== Problem to work on ==
In this exercise, return the whole listing exactly, excluding any images.

══ Data extract ══

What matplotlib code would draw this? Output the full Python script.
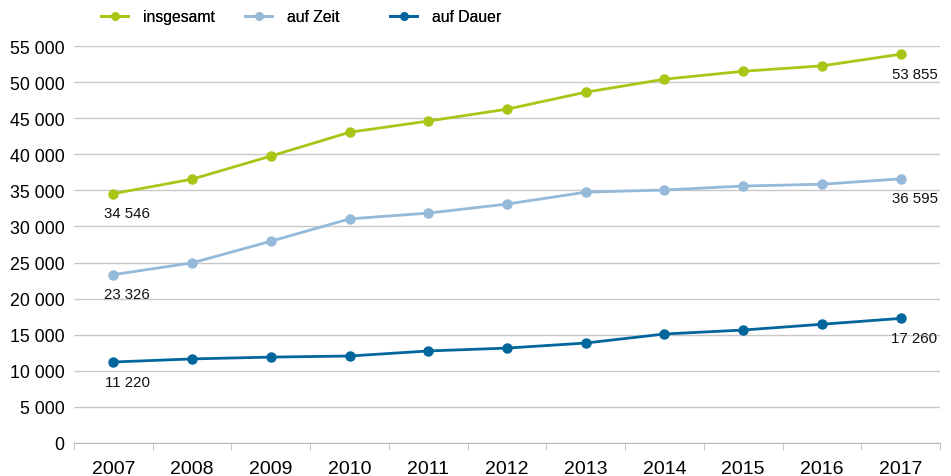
import matplotlib.pyplot as plt

plt.rcParams['font.family'] = ['Liberation Sans', 'DejaVu Sans']

years = ['2007', '2008', '2009', '2010', '2011', '2012', '2013', '2014', '2015', '2016', '2017']
insgesamt = [34546, 36550, 39750, 43050, 44600, 46250, 48600, 50400, 51500, 52250, 53855]
auf_zeit = [23326, 24950, 27950, 31050, 31850, 33100, 34750, 35050, 35600, 35850, 36595]
auf_dauer = [11220, 11650, 11900, 12050, 12750, 13150, 13850, 15100, 15650, 16450, 17260]

series = [
    ('insgesamt', insgesamt, '#a9c516'),
    ('auf Zeit', auf_zeit, '#95b9d9'),
    ('auf Dauer', auf_dauer, '#00669b'),
]

fig = plt.figure(figsize=(9.51, 4.77), dpi=100)
ax = fig.add_axes([74 / 951, 1 - 444 / 477, 866 / 951, 397 / 477])

x = list(range(len(years)))
handles = []
for name, vals, col in series:
    h, = ax.plot(x, vals, color=col, lw=2, marker='o', ms=6.5, label=name, zorder=3)
    handles.append(h)
    for i in (0, len(vals) - 1):
        lab = f'{vals[i]:,}'.replace(',', ' ')
        ax.annotate(lab, (x[i], vals[i]), xytext=(10, -9), textcoords='offset points',
                    ha='center', va='top', fontsize=10.8, color='#111111')

ax.set_xlim(-0.5, len(years) - 0.5)
ax.set_ylim(0, 55000)
ax.set_yticks(range(0, 55001, 5000))
ax.set_yticklabels([f'{v:,}'.replace(',', ' ') for v in range(0, 55001, 5000)], fontsize=12.8)
ax.set_xticks(x)
ax.set_xticklabels(years, fontsize=14)
ax.set_xticks([i - 0.5 for i in range(len(years) + 1)], minor=True)
ax.tick_params(axis='x', which='major', length=0, pad=12)
ax.tick_params(axis='x', which='minor', length=5, color='#bbbbbb')
ax.tick_params(axis='y', length=0, pad=7)
ax.grid(axis='y', color='#c8c8c8', lw=1)
ax.set_axisbelow(True)
for s in ['left', 'right', 'top']:
    ax.spines[s].set_visible(False)
ax.spines['bottom'].set_color('#bbbbbb')

# one legend per entry so the entries sit at fixed positions
for h, left in zip(handles, [101, 245, 390]):
    fig.add_artist(fig.legend(handles=[h], loc='upper left',
                              bbox_to_anchor=(left / 951, 1 - 10 / 477),
                              frameon=False, fontsize=11.3, handlelength=1.75,
                              handletextpad=0.9, borderpad=0, borderaxespad=0,
                              markerscale=0.8))

fig.savefig('out.png', dpi=100)
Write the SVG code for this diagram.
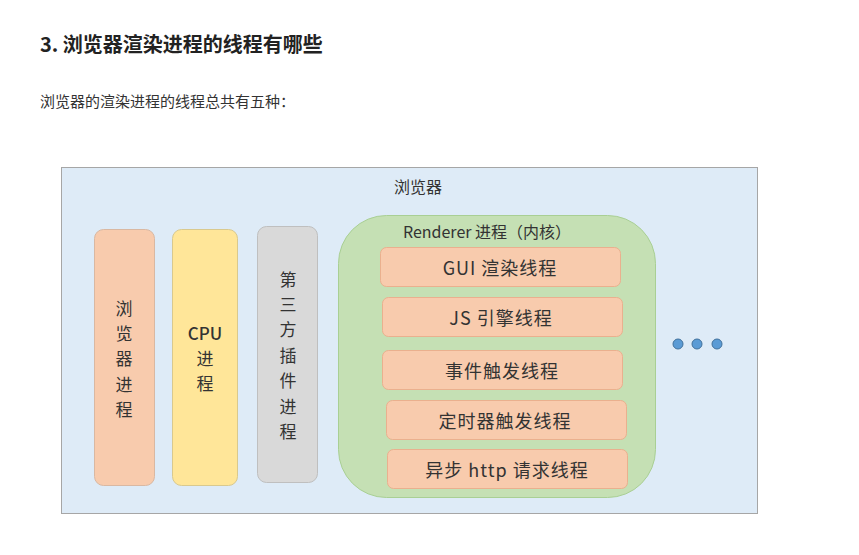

═══

== Written solution ==
What matplotlib code would draw this? Output the full Python script.
import matplotlib.pyplot as plt

plt.rcParams['font.family'] = ['Liberation Sans', 'DejaVu Sans']

years = ['2007', '2008', '2009', '2010', '2011', '2012', '2013', '2014', '2015', '2016', '2017']
insgesamt = [34546, 36550, 39750, 43050, 44600, 46250, 48600, 50400, 51500, 52250, 53855]
auf_zeit = [23326, 24950, 27950, 31050, 31850, 33100, 34750, 35050, 35600, 35850, 36595]
auf_dauer = [11220, 11650, 11900, 12050, 12750, 13150, 13850, 15100, 15650, 16450, 17260]

series = [
    ('insgesamt', insgesamt, '#a9c516'),
    ('auf Zeit', auf_zeit, '#95b9d9'),
    ('auf Dauer', auf_dauer, '#00669b'),
]

fig = plt.figure(figsize=(9.51, 4.77), dpi=100)
ax = fig.add_axes([74 / 951, 1 - 444 / 477, 866 / 951, 397 / 477])

x = list(range(len(years)))
handles = []
for name, vals, col in series:
    h, = ax.plot(x, vals, color=col, lw=2, marker='o', ms=6.5, label=name, zorder=3)
    handles.append(h)
    for i in (0, len(vals) - 1):
        lab = f'{vals[i]:,}'.replace(',', ' ')
        ax.annotate(lab, (x[i], vals[i]), xytext=(10, -9), textcoords='offset points',
                    ha='center', va='top', fontsize=10.8, color='#111111')

ax.set_xlim(-0.5, len(years) - 0.5)
ax.set_ylim(0, 55000)
ax.set_yticks(range(0, 55001, 5000))
ax.set_yticklabels([f'{v:,}'.replace(',', ' ') for v in range(0, 55001, 5000)], fontsize=12.8)
ax.set_xticks(x)
ax.set_xticklabels(years, fontsize=14)
ax.set_xticks([i - 0.5 for i in range(len(years) + 1)], minor=True)
ax.tick_params(axis='x', which='major', length=0, pad=12)
ax.tick_params(axis='x', which='minor', length=5, color='#bbbbbb')
ax.tick_params(axis='y', length=0, pad=7)
ax.grid(axis='y', color='#c8c8c8', lw=1)
ax.set_axisbelow(True)
for s in ['left', 'right', 'top']:
    ax.spines[s].set_visible(False)
ax.spines['bottom'].set_color('#bbbbbb')

# one legend per entry so the entries sit at fixed positions
for h, left in zip(handles, [101, 245, 390]):
    fig.add_artist(fig.legend(handles=[h], loc='upper left',
                              bbox_to_anchor=(left / 951, 1 - 10 / 477),
                              frameon=False, fontsize=11.3, handlelength=1.75,
                              handletextpad=0.9, borderpad=0, borderaxespad=0,
                              markerscale=0.8))

fig.savefig('out.png', dpi=100)
Write the SVG code for this diagram.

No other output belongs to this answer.